Generically speaking, such point-in-time views of data are often called
"snapshots".
Since index files, once written, are never modified, a list of all the files
included in a "snapshot" is sufficient to describe it completely.
I propose that the master file which defines the snapshot be named the
"snapshot" file, that its primary purpose be to provide a list of files, that
it be encoded as human-readable JSON, and that we publish a public class named
Lucy::Index::Snapshot to control it.
In Lucene, the file which defines the snapshot is the binary "segments" file,
which contains a list of the active segments, along with some metadata
describing the characteristics of each segment. The files which make up the
snapshot are implied by the segment names, though the association isn't
perfect: for instance, the "doc store" files contain data which may be
referenced by more than one segment. This approach has several drawbacks.

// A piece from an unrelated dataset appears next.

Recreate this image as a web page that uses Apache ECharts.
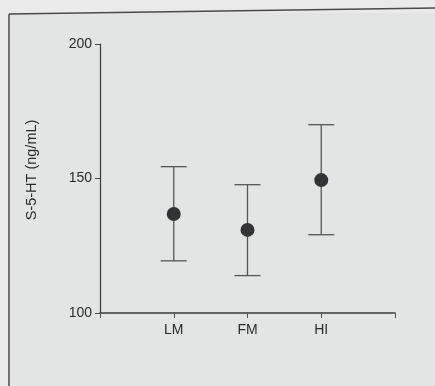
<!DOCTYPE html>
<html>
<head>
<meta charset="utf-8">
<script src="https://cdn.jsdelivr.net/npm/echarts@6/dist/echarts.min.js"></script>
<style>
html,body{margin:0;padding:0;background:#e9eae9;}
#chart{width:435px;height:386px;}
</style>
</head>
<body>
<div id="chart"></div>
<script>
var categories = ['LM', 'FM', 'HI'];
var means = [136.8, 130.9, 149.4];
var upper = [154.4, 147.7, 170.0];
var lower = [119.4, 113.9, 129.1];
var yTicks = [100, 150, 200];

var chart = echarts.init(document.getElementById('chart'));
var errData = categories.map(function (c, i) { return [i + 1, lower[i], upper[i]]; });
var dotData = categories.map(function (c, i) { return [i + 1, means[i]]; });
var FONT = 'Liberation Sans, Arial, sans-serif';

chart.setOption({
  backgroundColor: '#e9eae9',
  animation: false,
  graphic: [
    { type: 'rect', shape: { x: 9, y: 13, width: 440, height: 390 }, style: { fill: '#e3e5e4', stroke: null }, z: -10 },
    { type: 'line', shape: { x1: 9, y1: 14, x2: 435, y2: 8 }, style: { stroke: '#4a4a4a', lineWidth: 1.5 }, z: -5 },
    { type: 'line', shape: { x1: 9, y1: 14, x2: 9, y2: 386 }, style: { stroke: '#4a4a4a', lineWidth: 1.5 }, z: -5 }
  ],
  grid: { left: 100, right: 40, top: 44, bottom: 73 },
  xAxis: {
    type: 'value', min: 0, max: 4, interval: 1,
    axisLine: { lineStyle: { color: '#3a3a3a', width: 1.5 } },
    axisTick: { show: true, length: 5, lineStyle: { color: '#555', width: 1 } },
    splitLine: { show: false },
    axisLabel: {
      color: '#2a2a2a', fontFamily: FONT, fontSize: 14, margin: 10,
      formatter: function (v) { return categories[v - 1] || ''; }
    }
  },
  yAxis: {
    type: 'value', min: yTicks[0], max: yTicks[yTicks.length - 1], interval: 50,
    name: 'S-5-HT (ng/mL)', nameLocation: 'middle', nameGap: 61,
    nameTextStyle: { color: '#2a2a2a', fontFamily: FONT, fontSize: 14.5, padding: [0, 0, 0, 17] },
    axisLine: { show: true, lineStyle: { color: '#3a3a3a', width: 1.2 } },
    axisTick: { show: true, length: 5, lineStyle: { color: '#444', width: 1 } },
    splitLine: { show: false },
    axisLabel: { color: '#2a2a2a', fontFamily: FONT, fontSize: 14, margin: 8 }
  },
  series: [
    {
      type: 'custom',
      data: errData,
      renderItem: function (params, api) {
        var x = api.value(0);
        var lo = api.coord([x, api.value(1)]);
        var hi = api.coord([x, api.value(2)]);
        var hw = 13;
        var st = { stroke: '#555', lineWidth: 1.3 };
        return {
          type: 'group',
          children: [
            { type: 'line', shape: { x1: lo[0], y1: lo[1], x2: hi[0], y2: hi[1] }, style: st },
            { type: 'line', shape: { x1: lo[0] - hw, y1: lo[1], x2: lo[0] + hw, y2: lo[1] }, style: st },
            { type: 'line', shape: { x1: hi[0] - hw, y1: hi[1], x2: hi[0] + hw, y2: hi[1] }, style: st }
          ]
        };
      },
      z: 2
    },
    {
      type: 'scatter',
      data: dotData,
      symbol: 'circle',
      symbolSize: 14,
      itemStyle: { color: '#333335', opacity: 1 },
      z: 3
    }
  ]
});
</script>
</body>
</html>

Listing files is superior to listing segments, first because no kludges are
required to deal with extra-segment files like Lucene's doc stores, but also
because it allows pluggable index components greater flexibility. The only
way that the "segments" model can be extended to handle arbitrary files is to
add special case code to core classes. In contrast, the list-of-files model
allows individual components to manage their own data files, calling
Snapshot_Add_Entry() when new files are added during indexing, and
Snapshot_Delete_Entry() during merging when the plugin can determine that a
file is truly no longer needed.
Snapshot_Delete_Entry() does not delete the file from the index folder; all it
does is remove the filename from the next snapshot to be written. Once the
new snapshot has been committed, it is possible to identify candidates for
deletion by determining which files are present in the old snapshot file but
gone from the new one.
The Lucene "segments" file uses a custom binary format. The amount of data in
stored by the "segments" file does not justify a binary encoding or the
maintenance burden of the one-off code needed to write and parse it, and it is
more difficult to debug than a human-readable format would be. Here's how a
file written by the prototype Snapshot implementation in KS looks:
{
"entries" : [
"schema_1.json",
"seg_3",
"seg_3/lexicon-3.dat",
"seg_3/lexicon-3.ix",
"seg_3/lexicon-3.ixix",
"seg_3/postings-3.dat",
"seg_3/postings.skip",
"seg_3/records.dat",
"seg_3/records.ix",
"seg_3/segmeta.json",
"seg_3/term_vectors.dat",
"seg_3/term_vectors.ix"
],
"format" : "1"
}
The Snapshot class is simple enough that it might arguably belong within
Lucy::Store instead of Lucy::Index. However, the possibility that some
back-end engines might not adhere to the snapshot-style update policy, as
recently discussed in the "real time updates" thread, seems to indicate that
we may not want to embed snapshots too deeply in our virtual file system.
Prototype code:
http://tinyurl.com/proto-snapshot-bp
http://tinyurl.com/proto-snapshot-c
HTML presentation of public API documentation for Perl binding:
http://tinyurl.com/snapshot-dev-docs
Marvin Humphrey